An analysis of Turkey’s election: Erdoğan wins rematch in Istanbul
The title of my column on July 22, two days before the snap presidential and parliamentary election, was: “Will Erdoğan be able to win the rematch in Istanbul?”
The piece noted that in Istanbul in the April 16, 2017 referendum the number of “No” votes was higher than the number of “Yes” votes. President Recep Tayyip Erdoğan therefore for the first time effectively “lost” a race in Istanbul during the Justice and Development Party (AKP) era. As a result, the June 24 elections became a kind of “rematch” for Erdoğan.
In the April 2016 referendum, “Yes” votes under the umbrella of the AKP and its ally the Nationalist Movement Party (MHP) stood at 48.65 percent in Istanbul, while “No” votes stood at 51.35 percent.
This time, the vote secured by the AKP-MHP “Peoples’ Alliance” garnered 51 percent of the vote, with the AKP getting 42.7 percent and the MHP getting 8.3 percent. The vote of the alliance was therefore 2 points higher than the votes that the “Yes” bloc garnered in the referendum.
With support from the MHP, the AKP secured more votes in the election than it won in the referendum but this did not change the fact that the party’s votes declined significantly compared to the November 2015 election. The party’s share of the vote in Istanbul dropped to 42.7 percent from 48.8 percent.
In November 2015, 4.5 million people voted for the AKP in Istanbul. Two years later, according to unofficial results, 4 million people voted for the party. That points to a half-million decline in the AKP’s votes, which is even more remarkable as the number of registered voters increased by 240,000 between the November 2015 and June 2018 elections.
Another party that saw its votes decline in Istanbul is the main opposition Republican People’s Party (CHP). The CHP’s votes declined from 30.44 percent in the November election to 26.73 percent in the June poll, losing around 280,000 votes.
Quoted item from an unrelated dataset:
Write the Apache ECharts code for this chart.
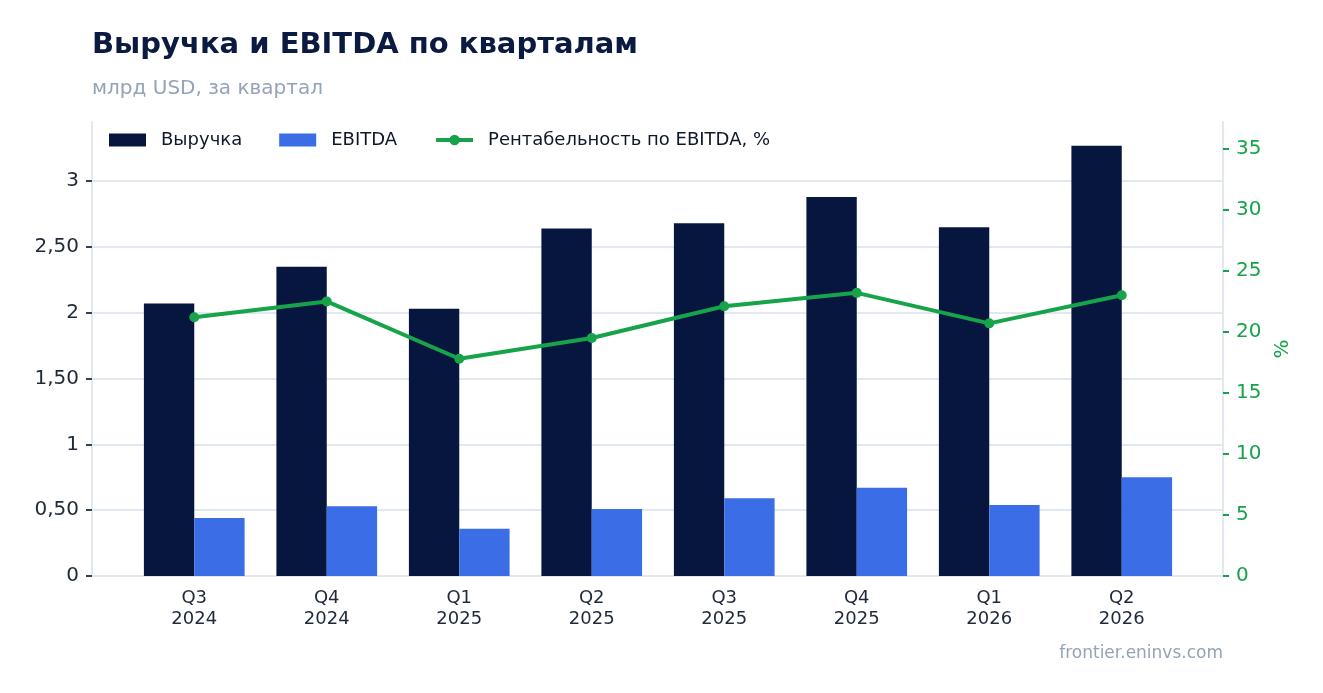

The largest decline in CHP votes was registered in districts seen as the party’s strongholds such as Beşiktaş (9.62 percent), Kadıköy (7.72 percent), Şişli (7.02 percent) and Bakırköy (8.13 percent). Those are the districts where the Kurdish issue-focused Peoples’ Democratic Party (HDP) and the İYİ (Good) Party saw increases in the share of their votes.
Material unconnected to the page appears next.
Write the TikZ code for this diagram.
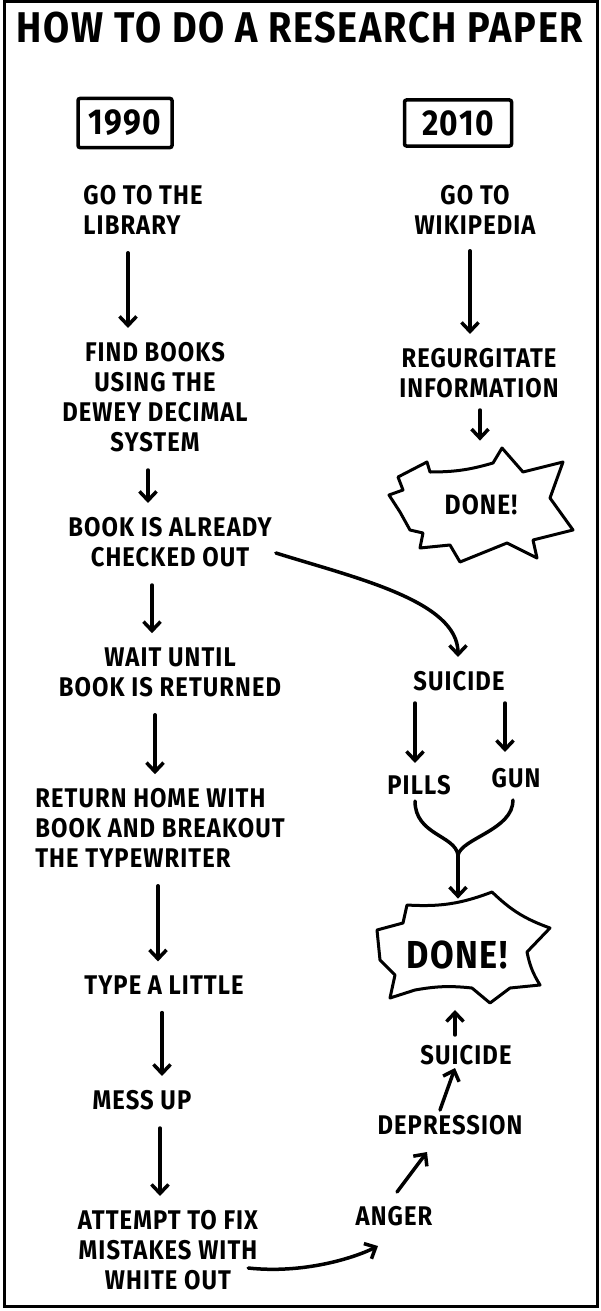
\documentclass[tikz,border=0pt]{standalone}
\usepackage{fontspec}
\setmainfont{Fira Sans}[LetterSpace=4,FakeStretch=0.88]
\usetikzlibrary{arrows.meta,calc}

\tikzset{
  lbl/.style={font=\bfseries\fontsize{27}{30}\selectfont,align=center,inner sep=0pt},
  ttl/.style={font=\bfseries\fontsize{43}{46}\selectfont,inner sep=0pt},
  yearbox/.style={draw,line width=3.5pt,rounded corners=2pt,font=\bfseries\fontsize{36}{38}\selectfont},
  arr/.style={line width=3.5pt,line cap=round,-{Straight Barb[length=9pt,width=17pt,line width=3.5pt]}},
  burst/.style={line width=3pt,line join=round},
  link/.style={line width=3.5pt,line cap=round}
}

\begin{document}
\begin{tikzpicture}[x=1pt,y=-1pt]
\useasboundingbox (0,0) rectangle (600,1311);

% frame and heading
\draw[line width=3pt] (4,2) rectangle (597,1306);
\node[ttl] (title) at (300,28) {HOW TO DO A RESEARCH PAPER};

% the two years
\node[yearbox,minimum width=94,minimum height=49] (y90) at (125,123) {1990};
\node[yearbox,minimum width=107,minimum height=46] (y10) at (458,123) {2010};

% 1990, read down the left
\node[lbl,align=left] (lib) at (143,210) {GO TO THE\\LIBRARY};
\node[lbl] (find) at (155,397) {FIND BOOKS\\USING THE\\DEWEY DECIMAL\\SYSTEM};
\node[lbl] (chk) at (170,542) {BOOK IS ALREADY\\CHECKED OUT};
\node[lbl] (wait) at (170,672) {WAIT UNTIL\\BOOK IS RETURNED};
\node[lbl,align=left] (home) at (160,828) {RETURN HOME WITH\\BOOK AND BREAKOUT\\THE TYPEWRITER};
\node[lbl] (type) at (164,985) {TYPE A LITTLE};
\node[lbl] (mess) at (142,1100) {MESS UP};
\node[lbl] (fix) at (168,1250) {ATTEMPT TO FIX\\MISTAKES WITH\\WHITE OUT};

% 2010, read down the right
\node[lbl] (wiki) at (475,210) {GO TO\\WIKIPEDIA};
\node[lbl] (regur) at (479,373) {REGURGITATE\\INFORMATION};
\node[lbl,font=\bfseries\fontsize{28}{30}\selectfont] (done1) at (481,505) {DONE!};
\node[lbl] (sui1) at (459,681) {SUICIDE};
\node[lbl] (pills) at (419,785) {PILLS};
\node[lbl] (gun) at (516,778) {GUN};
\node[lbl,font=\bfseries\fontsize{39}{40}\selectfont] (done2) at (457,955) {DONE!};
\node[lbl] (sui2) at (466,1055) {SUICIDE};
\node[lbl] (dep) at (450,1125) {DEPRESSION};
\node[lbl] (anger) at (394,1216) {ANGER};

% the two bursts
\draw[burst] (389,495) -- (403,490) -- (398,477) -- (427,462) -- (430,472)
  to[bend right=8] (493,463) -- (502,448) -- (523,472) -- (563,462) -- (550,498)
  -- (573,530) -- (533,540) -- (537,558) -- (507,543) -- (460,562) -- (450,545)
  -- (420,548) -- (423,533) -- (410,530) -- (400,512) -- cycle;
\draw[burst] (407,905) to[bend right=12] (492,892) to[bend right=12] (550,928)
  -- (527,952) to[bend right=10] (540,985) -- (510,988) -- (490,1003)
  -- (472,988) to[bend right=8] (415,990) -- (390,998) -- (395,975)
  -- (380,960) -- (377,930) -- (403,923) -- cycle;

% straight steps, left
\foreach \a/\b/\x in {lib/find/128,find/chk/148,chk/wait/152,wait/home/155,
  home/type/158,type/mess/162,mess/fix/160}
  \draw[arr,shorten <=18pt,shorten >=14pt] (\a.south -| \x,0) -- (\b.north -| \x,0);

% straight steps, right
\draw[arr,shorten <=16pt,shorten >=14pt] (wiki.south -| 470,0) -- (regur.north -| 470,0);
\draw[arr] ($(regur.south)+(1,12)$) -- ($(done1.north)+(-1,-54)$);
\draw[arr,shorten <=12pt,shorten >=12pt] (sui1.south -| 415,0) -- (pills.north -| 415,0);
\draw[arr,shorten <=12pt,shorten >=16pt] (sui1.south -| 505,0) -- (gun.north -| 505,0);

% book checked out
\draw[arr] ($(chk.east)+(4,11)$) .. controls ($(chk.east)+(84,36)$)
  and ($(sui1.north)+(-1,-70)$) .. ($(sui1.north)+(-1,-14)$);

% pills and gun join
\coordinate (join) at (458,855);
\draw[link] ($(pills.south)+(-4,6)$) .. controls ($(pills.south)+(-4,40)$)
  and ($(join)+(-3,-20)$) .. (join);
\draw[link] ($(gun.south)+(-3,12)$) .. controls ($(gun.south)+(-3,42)$)
  and ($(join)+(4,-17)$) .. (join);
\draw[arr] (join) -- ($(done2.north)+(1,-42)$);

% the way back up
\draw[arr] ($(fix.east)+(-10,18)$) .. controls ($(fix.east)+(45,24)$)
  and ($(anger.south)+(-40,32)$) .. ($(anger.south)+(-16,20)$);
\draw[arr] ($(anger.north)+(3,-14)$) -- ($(dep.south)+(-23,17)$);
\draw[arr] ($(dep.north)+(-10,-5)$) -- ($(sui2.south)+(-11,3)$);
\draw[arr] ($(sui2.north)+(-11,-10)$) -- ($(sui2.north)+(-11,-35)$);

\end{tikzpicture}
\end{document}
The MHP’s votes in Istanbul largely remained unchanged; in some districts its votes increased and in some it declined. It is striking that in two districts (Sultanbeyli and Arnavutköy) where the AKP suffered significant losses, the increase in the votes of the MHP was sharp even by the party’s own standards: 5.39 percent and 3.57 percent respectively.
The winners in Istanbul were the İYİ Party, which secured 8.13 percent, and the HDP, which increased its votes by 2.25 points to 12.53 percent. The Felicity Party’s (SP) share of the vote rose to 1.51 percent in the June election from 0.8 percent in the November 2015 poll.
As for the AKP, support for the party declined in all districts of Istanbul. The declines in the AKP votes were sharper in the peripheral districts that are known as the party’s bastions, such as Sultanbeyli (9.76 percent), Arnavutköy (8.96 percent) and Esenler (8.73 percent). AKP votes also fell in the districts of Pendik (8.49 percent), Tuzla (8.79 percent), Kağıthane (8.44 percent) and Ümraniye (7.44 percent). The decline in those districts was larger than the 7 percent decline on average that the AKP suffered across the country.
The declines in the districts where the AKP has a strong presence were milder: Üsküdar (5.70 percent), Beykoz (6.55 percent), Fatih (4.47 percent) and Zeytinburnu (5.47 percent).
In the balcony speech he delivered in the early hours of June 25, President Erdoğan said “we have received the message from our nation.” He added that “rest assured, in the next term we will make up for all our shortcomings.”
We can certainly say that Istanbul also sent out an important message in the election.